I was at a real estate investor mastermind meeting last week and was introduced to a simple concept that I think has the potential to revolutionize the way you sell your real estate deals.
It’s an idea most of us intuitively understand, but probably haven’t formalized into an actual strategy that can be used literally anytime you sell a property. In a nutshell, it’s about positioning yourself so that you control the selling side of a transaction. When implemented correctly, this strategy not only makes the sales process smoother and less cumbersome, it also enables you to increase your margins.
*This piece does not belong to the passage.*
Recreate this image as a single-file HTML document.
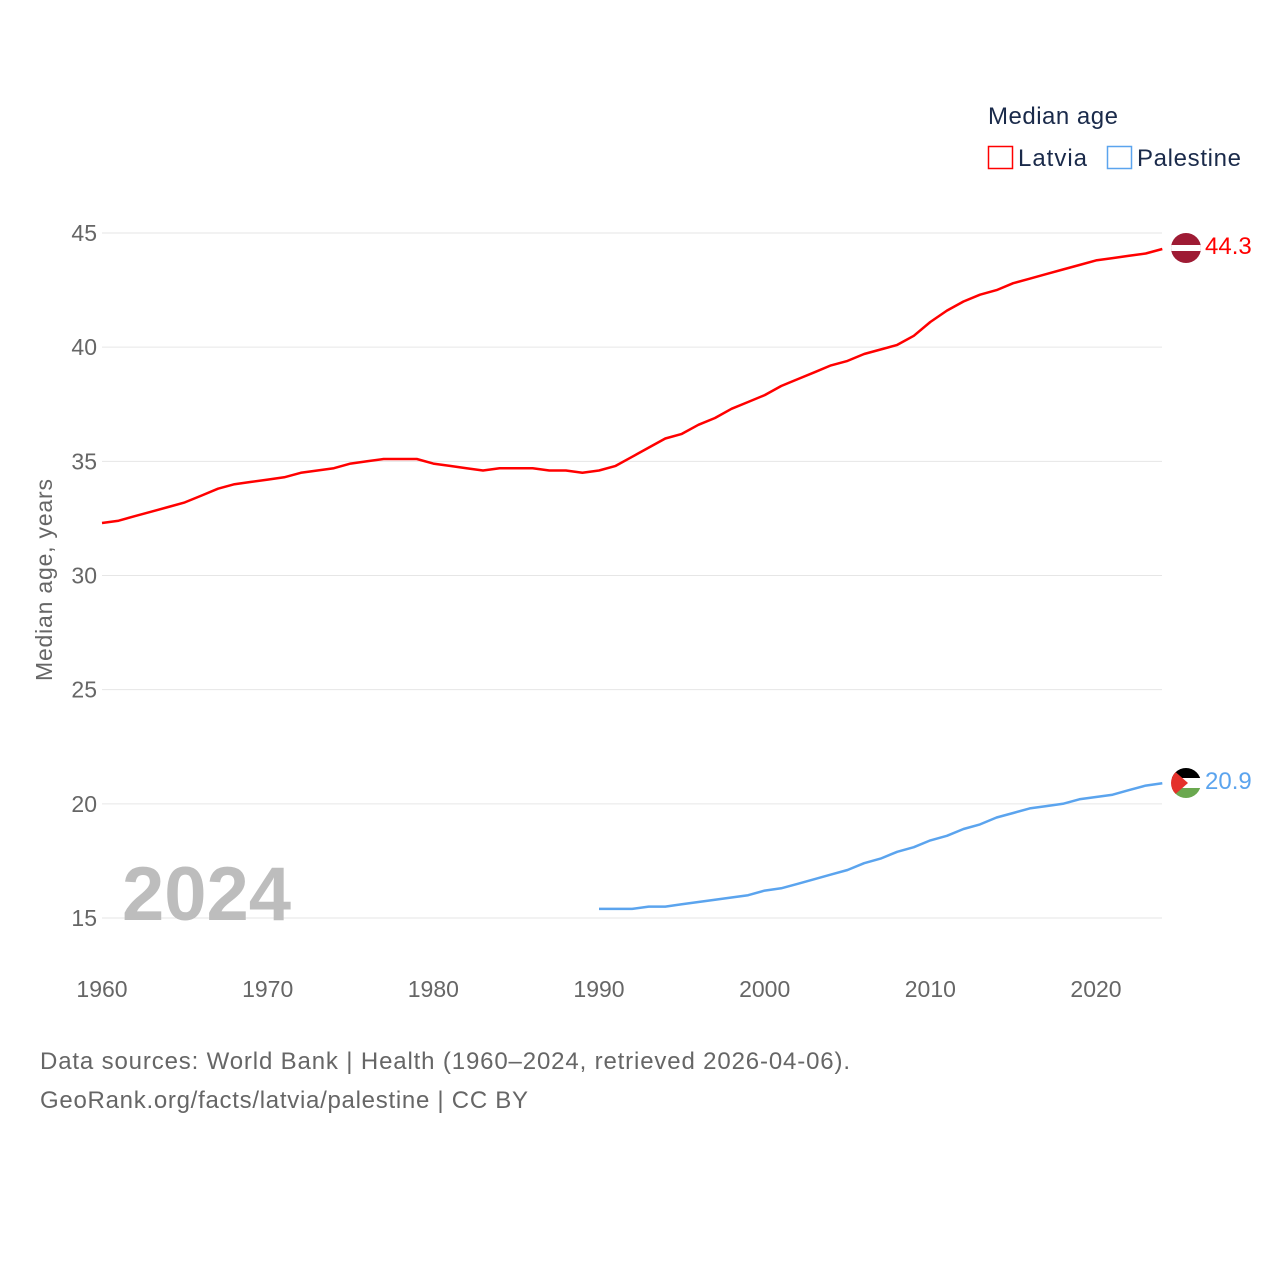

Ask a typical real estate investor what his last sale was like and chances are you’ll get a story along these lines:
Typical Selling Scenario
After rehabbing the property to the nines, I listed it for sale somewhere near the top of the neighborhood. There were recent sale comps of 189K, 185K and 192K … but none of them were as nice as my property so I listed mine for 199K. The property sat on the market for 45 days and so I took the first offer that came in at 190K. During the due diligence period, the buyer determined that certain items needed to be upgraded in order to meet their expectation of the property. Not wanting to lose the contract, I ended up lowering the price by 5K to satisfy the buyer and allow them to make the upgrades after closing. Instead of selling for 199K as I had hoped, I ended up settling for 185K and got pushed around by the buyer in the process.